Carlyle Out Of Chinese Insurance
Credit Suisse sees private equity company Carlyle Group as ready to sell its stake in the China Pacific Insurance (Group) Co. Ltd. Reuters

Credit Suisse says another big divestment is coming to the Asian insurance market, writing in a new report that it sees private equity company Carlyle Group as ready to sell its stake in the China Pacific Insurance (Group) Co. Ltd.

The report, as explained to the Wall Street Journal, suggests the sell-down now makes sense, given the fact the Chinese insurer’s share price is just 2 percent off the HK$25.50 Carlyle used as an exit point to a large chunk of its ownership stake in July.

The report also suggested the sale by Carlyle would be a boon to both the Washington, D.C., investment firm, which could net some $700 million from a sale, and the Hong Kong-listed one.

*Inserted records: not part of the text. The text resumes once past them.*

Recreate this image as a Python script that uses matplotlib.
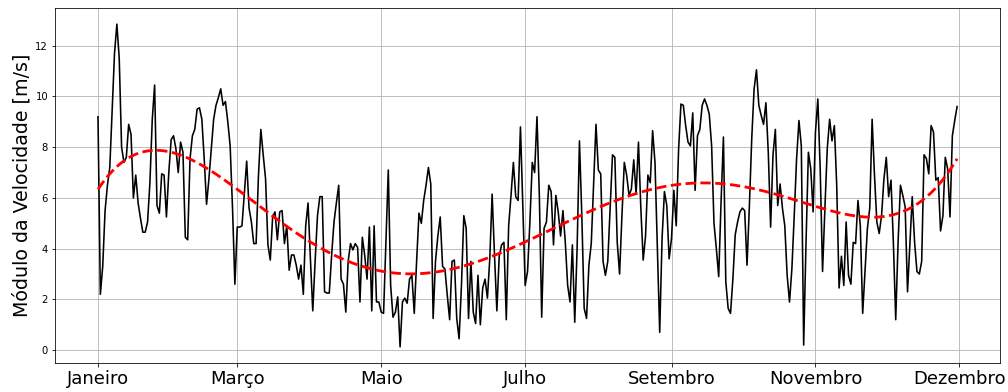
import numpy as np
import matplotlib
matplotlib.use("Agg")
import matplotlib.pyplot as plt

# Velocidade media diaria do vento [m/s] ao longo do ano
jan_fev = [9.2, 2.2, 3.3, 5.5, 6.5, 7.2, 9.5, 11.7, 12.85, 11.5, 8.0, 7.4, 7.6, 8.9, 8.5,
           6.0, 6.9, 5.8, 5.2, 4.65, 4.65, 5.05, 6.6, 9.1, 10.45, 5.7, 5.4, 6.95, 6.9, 5.25,
           7.0, 8.3, 8.45, 7.95, 7.0, 8.2, 7.8, 4.45, 4.35, 7.55, 8.45, 8.7, 9.5, 9.55, 9.1,
           7.55, 5.75, 6.75, 7.95, 9.1, 9.65, 9.95, 10.3, 9.65, 9.8, 9.0, 8.05, 5.6, 2.6, 4.85,
           4.85]
mar_abr = [4.9, 6.2, 7.45, 5.6, 5.05, 4.2, 4.2, 6.9, 8.7, 7.7, 6.75, 4.15, 3.55, 5.25, 5.45,
           4.35, 5.45, 5.5, 4.2, 4.9, 3.15, 3.75, 3.75, 3.35, 2.8, 3.35, 2.2, 4.9, 5.8, 3.6,
           1.55, 3.5, 5.3, 6.05, 6.05, 2.3, 2.25, 2.25, 3.75, 5.05, 5.8, 6.5, 2.8, 2.6, 1.5,
           3.5, 4.2, 3.95, 4.2, 4.05, 1.9, 4.45, 3.75, 2.8, 4.85, 1.55, 4.9, 1.9, 1.9, 1.5,
           1.45]
mai_jun = [4.3, 7.1, 2.55, 1.3, 1.5, 2.1, 0.13, 1.9, 2.05, 1.85, 2.8, 2.95, 1.45, 3.5, 5.4,
           5.0, 5.9, 6.5, 7.2, 6.55, 1.25, 3.5, 4.5, 5.25, 3.3, 3.2, 2.15, 1.2, 3.5, 3.55,
           1.25, 0.45, 2.55, 5.3, 4.8, 1.25, 3.5, 1.5, 1.05, 2.95, 1.0, 2.45, 2.8, 2.05, 3.6,
           6.15, 3.75, 1.55, 3.7, 4.15, 4.25, 1.2, 4.9, 6.1, 7.4, 6.05, 5.9, 8.8, 5.7, 2.55,
           3.1]
jul_ago = [5.05, 7.4, 7.0, 9.2, 6.1, 1.3, 4.8, 5.05, 6.5, 6.25, 4.15, 6.1, 5.45, 4.5, 5.5,
           4.25, 2.55, 1.9, 4.15, 1.1, 4.0, 8.25, 5.3, 1.65, 1.25, 3.35, 4.2, 6.6, 8.9, 7.1,
           6.95, 3.5, 2.95, 3.5, 5.6, 7.7, 7.6, 4.25, 3.0, 5.3, 7.4, 6.9, 6.1, 6.35, 7.5,
           6.15, 8.2, 5.6, 3.55, 4.5, 6.9, 6.6, 8.65, 7.4, 4.0, 0.7, 4.4, 6.25, 5.7, 3.6,
           4.4]
set_out = [6.3, 4.9, 7.9, 9.7, 9.65, 8.85, 8.2, 8.05, 9.35, 6.3, 8.45, 8.7, 9.65, 9.9, 9.65,
           9.3, 8.05, 5.0, 4.0, 2.9, 5.85, 8.4, 2.7, 1.65, 1.45, 2.8, 4.55, 5.05, 5.45, 5.6,
           5.5, 3.35, 5.7, 8.35, 10.3, 11.05, 9.65, 9.25, 8.9, 9.75, 7.8, 4.85, 7.7, 8.7, 5.7,
           6.55, 5.6, 4.9, 2.95, 1.9, 3.2, 5.3, 7.55, 9.05, 8.05, 0.2, 4.25, 7.8, 7.15, 5.45,
           8.6]
nov_dez = [9.9, 7.15, 3.1, 5.6, 7.95, 9.1, 8.25, 8.85, 6.5, 2.45, 3.7, 2.55, 5.05, 2.95, 2.6,
           4.25, 4.2, 5.9, 4.9, 1.45, 3.1, 4.8, 5.6, 9.1, 6.9, 5.05, 4.6, 5.3, 6.75, 7.6,
           6.05, 6.7, 4.25, 1.2, 4.25, 6.5, 6.1, 5.65, 2.3, 4.15, 6.05, 4.25, 3.1, 3.0, 3.5,
           7.7, 7.55, 6.95, 8.85, 8.6, 6.7, 6.8, 4.7, 5.3, 7.6, 7.15, 5.25, 8.45, 9.05, 9.6]

meses = ['Janeiro', 'Março', 'Maio', 'Julho', 'Setembro', 'Novembro', 'Dezembro']
dias_meses = [0, 59, 120, 181, 243, 304, 365]

velocidade = np.array(jan_fev + mar_abr + mai_jun + jul_ago + set_out + nov_dez)
dias = np.arange(len(velocidade))

# Ajuste polinomial da tendencia anual
coef = np.polyfit(dias, velocidade, 5)
tendencia = np.polyval(coef, dias)

fig = plt.figure(figsize=(14, 392 / 72), dpi=72)
ax = fig.add_axes([0.0546, 0.074, 0.9375, 0.9056])
ax.plot(dias, velocidade, color='black', linewidth=1.6)
ax.plot(dias, tendencia, color='red', linestyle='--', linewidth=2.8)
ax.set_ylabel('Módulo da Velocidade [m/s]', fontsize=19)
ax.set_xticks(dias_meses)
ax.set_xticklabels(meses, fontsize=18)
ax.tick_params(axis='y', labelsize=10)
ax.grid(True)

plt.savefig('out.png', dpi=72)
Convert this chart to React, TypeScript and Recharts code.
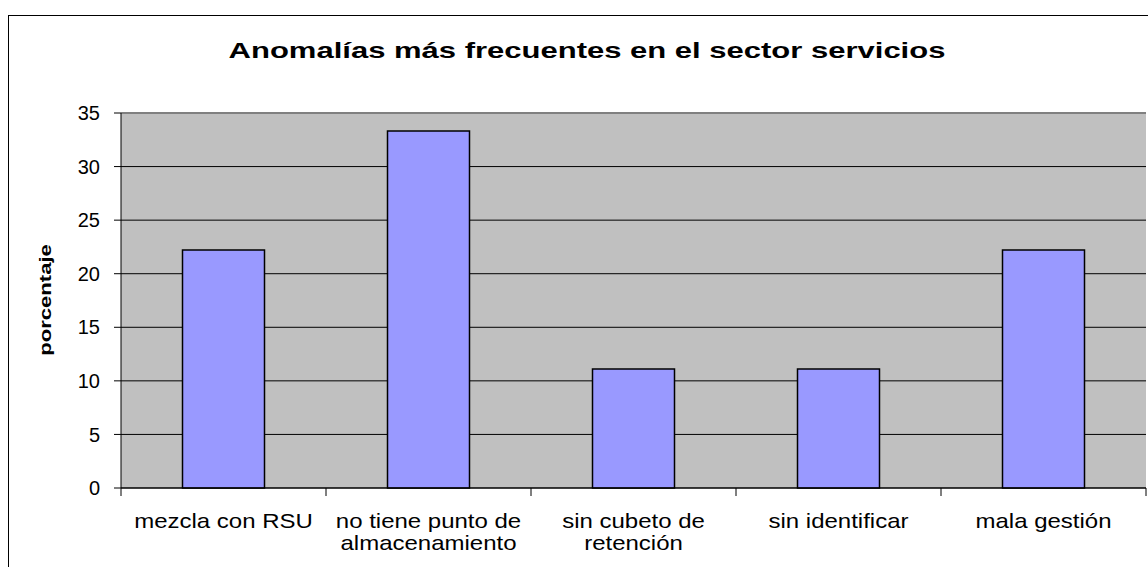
import { BarChart, Bar, XAxis, YAxis, CartesianGrid, ReferenceLine } from 'recharts';

const categories = [
  'mezcla con RSU',
  'no tiene punto de\nalmacenamiento',
  'sin cubeto de\nretención',
  'sin identificar',
  'mala gestión',
];
const porcentaje = [22.22, 33.33, 11.11, 11.11, 22.22];
const yTicks = [0, 5, 10, 15, 20, 25, 30, 35];

const data = categories.map((name, i) => ({ name, value: porcentaje[i] }));

const FONT = 'Arial, "Liberation Sans", sans-serif';
const BAND = 1025 / categories.length;

const CategoryTick = (props: any) => {
  const { x, y, payload, index } = props;
  const lines = String(payload.value).split('\n');
  return (
    <g>
      <line x1={x - BAND / 2} y1={y} x2={x - BAND / 2} y2={y + 8} stroke="#000" />
      {index === categories.length - 1 && (
        <line x1={x + BAND / 2} y1={y} x2={x + BAND / 2} y2={y + 8} stroke="#000" />
      )}
      {lines.map((l, i) => (
        <g key={i} transform={`translate(${x},${y + 40 + i * 22}) scale(1.2,1)`}>
          <text textAnchor="middle" fontFamily={FONT} fontSize={20} fill="#000">
            {l}
          </text>
        </g>
      ))}
    </g>
  );
};

export default function App() {
  return (
    <div style={{ position: 'absolute', left: 0, top: 0, width: 1148, height: 567, overflow: 'hidden', background: '#fff' }}>
      <div style={{ position: 'absolute', left: 8, top: 15, width: 1200, height: 600, border: '1px solid #000' }} />
      <BarChart
        width={1148}
        height={567}
        data={data}
        margin={{ top: 113, right: 2, left: 0, bottom: 0 }}
        barCategoryGap="30%"
        style={{ position: 'absolute', left: 0, top: 0 }}
      >
        <CartesianGrid vertical={false} stroke="#000" fill="#C0C0C0" fillOpacity={1} />
        <ReferenceLine y={35} stroke="#808080" strokeWidth={2} />
        <XAxis
          dataKey="name"
          interval={0}
          height={79}
          tickLine={false}
          tickSize={0}
          tickMargin={0}
          axisLine={{ stroke: '#000' }}
          tick={<CategoryTick />}
        />
        <YAxis
          domain={[0, 35]}
          ticks={yTicks}
          width={121}
          tickSize={7}
          tickMargin={14}
          axisLine={{ stroke: '#000' }}
          tickLine={{ stroke: '#000' }}
          tick={{ fill: '#000', fontSize: 20, fontFamily: FONT }}
        />
        <Bar dataKey="value" fill="#9999FF" stroke="#000" strokeWidth={1.5} isAnimationActive={false} />
      </BarChart>
      <svg width={1148} height={567} style={{ position: 'absolute', left: 0, top: 0, pointerEvents: 'none' }}>
        <g transform="translate(587,58) scale(1.41,1)">
          <text textAnchor="middle" fontFamily={FONT} fontSize={22} fontWeight="bold" fill="#000">
            Anomalías más frecuentes en el sector servicios
          </text>
        </g>
        <g transform="translate(51,300) rotate(-90) scale(1.3,1)">
          <text textAnchor="middle" fontFamily={FONT} fontSize={17} fontWeight="bold" fill="#000">
            porcentaje
          </text>
        </g>
      </svg>
    </div>
  );
}
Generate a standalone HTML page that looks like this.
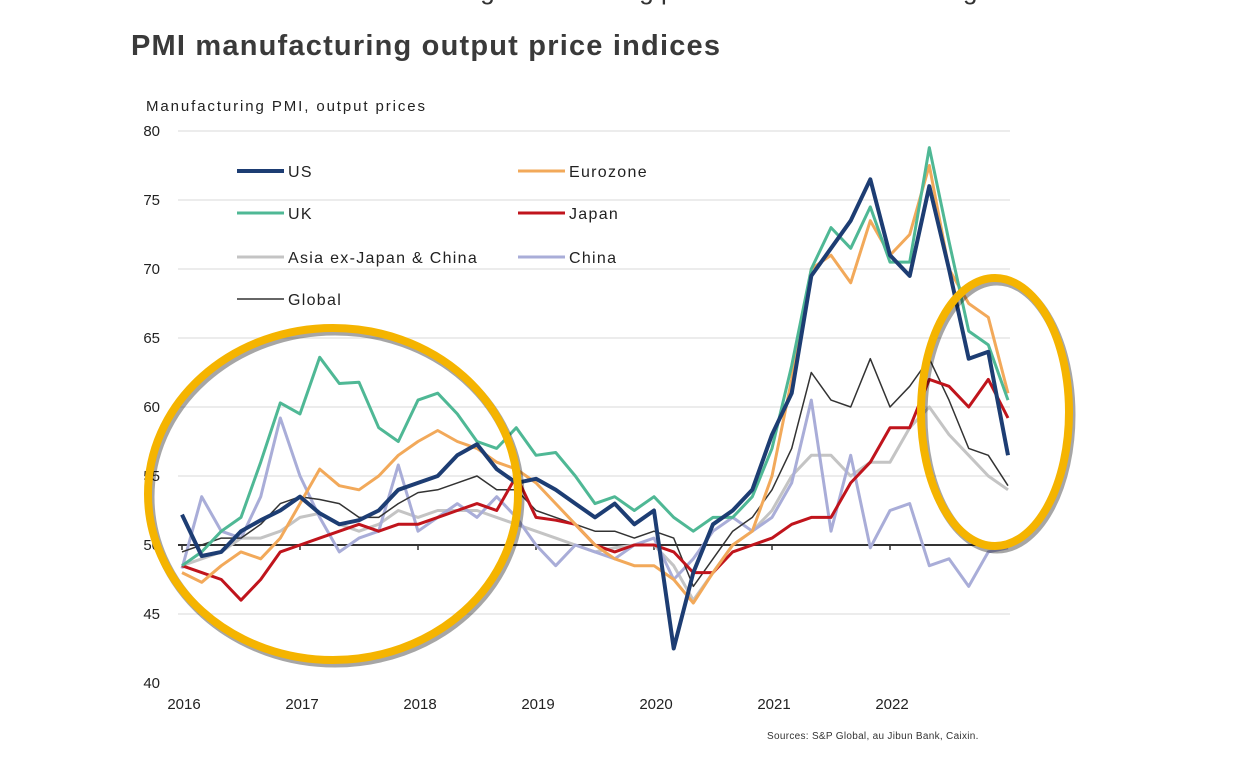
<!DOCTYPE html>
<html><head><meta charset="utf-8"><style>
body{margin:0;width:1234px;height:772px;background:#fff;overflow:hidden;font-family:"Liberation Sans",sans-serif;position:relative}
#top{position:absolute;left:330px;top:-25px;width:900px;overflow:hidden;font-size:26px;color:#333;white-space:nowrap}
#title{position:absolute;left:131px;top:30px;font-size:29px;font-weight:bold;color:#3a3a3a;letter-spacing:1.2px}
svg{position:absolute;left:0;top:0}
</style></head><body>
<div id="top">manufacturing sector selling price inflation is moderating across the world</div>
<div id="title">PMI manufacturing output price indices</div>
<svg id="c" width="1234" height="772"></svg>
<script>
const yTicks=[40,45,50,55,60,65,70,75,80];
const xTickLabels=['2016','2017','2018','2019','2020','2021','2022'];
const xTickYears=[2016,2017,2018,2019,2020,2021,2022];
const seriesNames=['Asia ex-Japan & China','China','Global','Japan','Eurozone','UK','US'];
const us=[52.2,49.2,49.5,51,51.8,52.5,53.5,52.3,51.5,51.8,52.5,54,54.5,55,56.5,57.3,55.5,54.5,54.8,54,53,52,53,51.5,52.5,42.5,48,51.5,52.5,54,58,61,69.5,71.5,73.5,76.5,71,69.5,76,70,63.5,64,56.5];
const eurozone=[48,47.3,48.5,49.5,49,50.5,53,55.5,54.3,54,55,56.5,57.5,58.3,57.5,57,56,55.5,54.5,53,51.5,50,49,48.5,48.5,47.5,45.8,48,50,51,55,62,70,71,69,73.5,71,72.5,77.5,70,67.5,66.5,61];
const uk=[48.5,49.5,51,52,56,60.3,59.5,63.6,61.7,61.8,58.5,57.5,60.5,61,59.5,57.5,57,58.5,56.5,56.7,55,53,53.5,52.5,53.5,52,51,52,52,53.5,57,63,70,73,71.5,74.5,70.5,70.5,78.8,72,65.5,64.5,60.5];
const japan=[48.5,48,47.5,46,47.5,49.5,50,50.5,51,51.5,51,51.5,51.5,52,52.5,53,52.5,55,52,51.8,51.5,50,49.5,50,50,49.5,48,48,49.5,50,50.5,51.5,52,52,54.5,56,58.5,58.5,62,61.5,60,62,59.2];
const asia=[48.5,49,49.5,50.5,50.5,51,52,52.3,51.5,51,51.5,52.5,52,52.5,52.5,52.5,52,51.5,51,50.5,50,49.5,49.8,50,50,48.5,46,48,50,51,52.5,55,56.5,56.5,55,56,56,58.5,60,58,56.5,55,54];
const china=[48.3,53.5,51,50.5,53.5,59.2,55,52,49.5,50.5,51,55.8,51,52,53,52,53.5,52,50,48.5,50,49.5,49,50,50.5,47.5,49,51,52,51,52,54.5,60.5,51,56.5,49.8,52.5,53,48.5,49,47,49.5,49.8];
const globalS=[49.5,50,50.5,50.5,51.5,53,53.5,53.3,53,52,52,53,53.8,54,54.5,55,54,54,52.5,52,51.5,51,51,50.5,51,50.5,47,49,51,52,54,57,62.5,60.5,60,63.5,60,61.5,63.5,60.5,57,56.5,54.3];
const x0=182,pxYear=118,yBase=683,pxUnit=13.8;
const X=t=>x0+(t-2016)*pxYear;
const Y=v=>yBase-(v-40)*pxUnit;
const T=i=>2016+i/6;
const svg=document.getElementById('c');const NS='http://www.w3.org/2000/svg';
function mk(tag,a){const e=document.createElementNS(NS,tag);for(const k in a)e.setAttribute(k,a[k]);svg.appendChild(e);return e;}
let t=mk('text',{x:146,y:111,'font-size':15,fill:'#222','letter-spacing':'1.9'});t.textContent='Manufacturing PMI, output prices';


yTicks.forEach(v=>{
 if(v!==50&&v!==40){const g=mk('line',{x1:178,x2:1010,y1:Y(v),y2:Y(v),stroke:'#e6e6e6','stroke-width':1.5});
 
 }
 const l=mk('text',{x:160,y:Y(v)+5,'font-size':15,fill:'#222','text-anchor':'end'});l.textContent=v;
 
 
});
const ax=mk('line',{x1:178,x2:1012,y1:Y(50),y2:Y(50),stroke:'#333','stroke-width':2});


xTickYears.forEach((yr,i)=>{
 const l=mk('text',{x:X(yr)+2,y:709,'font-size':15,fill:'#222','text-anchor':'middle'});l.textContent=xTickLabels[i];
 
 
 const tk=mk('line',{x1:X(yr),x2:X(yr),y1:Y(50),y2:Y(50)+5,stroke:'#333','stroke-width':1.5});
 
 
});
const defs=[[asia,'#c4c4c4',3,'asia-line'],[china,'#a9add8',3,'china-line'],[globalS,'#333',1.5,'global-line'],[japan,'#c0141c',3,'japan-line'],[eurozone,'#f2a95a',3,'eurozone-line'],[uk,'#4fb895',3,'uk-line'],[us,'#1d3d73',4,'us-line']];
defs.forEach(d=>{
 const p=mk('polyline',{points:d[0].map((v,i)=>X(T(i)).toFixed(1)+','+Y(v).toFixed(1)).join(' '),fill:'none',stroke:d[1],'stroke-width':d[2],'stroke-linejoin':'round'});
 
 
});
const leg=[['US','#1d3d73',237,171,4],['Eurozone','#f2a95a',518,171,3],['UK','#4fb895',237,213,3],['Japan','#c0141c',518,213,3],['Asia ex-Japan & China','#c4c4c4',237,257,3],['China','#a9add8',518,257,3],['Global','#333',237,299,1.5]];
leg.forEach(l=>{
 const ln=mk('line',{x1:l[2],x2:l[2]+47,y1:l[3],y2:l[3],stroke:l[1],'stroke-width':l[4]});
 
 
 const tx=mk('text',{x:l[2]+51,y:l[3]+6,'font-size':16,fill:'#222','letter-spacing':'1.3'});tx.textContent=l[0];
 
 
});
const s=mk('text',{x:767,y:739,'font-size':10,fill:'#333','letter-spacing':'0.3'});s.textContent='Sources: S&P Global, au Jibun Bank, Caixin.';


[[333,494,185,166,'left-highlight-circle'],[995,412,74,134,'right-highlight-circle']].forEach(c=>{
 const sh=mk('ellipse',{cx:c[0]+2,cy:c[1]+3,rx:c[2],ry:c[3],fill:'none',stroke:'rgba(0,0,0,0.35)','stroke-width':9});
 
 
 const e=mk('ellipse',{cx:c[0],cy:c[1],rx:c[2],ry:c[3],fill:'none',stroke:'#f5b400','stroke-width':8});
 
 
});
</script>
</body></html>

The sell-down by Carlyle would add the wave of large U.S. and European financial corporations putting stakes of Chinese insurance acquisitions made in the frothy pre-crisis years on the block. The UK’s HSBC Holdings said last week it was in talks to sell its shares of Ping An Insurance (Group) Co. of China. Two weeks before that giant Dutch bancassurer ING gave an update in a statement about how the “divestment of more than 50 percent of the Asian insurance/IM operations has to be completed by year-end 2013.” New York-based American Insurance Group, for its part, has been walking the long road to selling its Asian insurance unit AIA since September.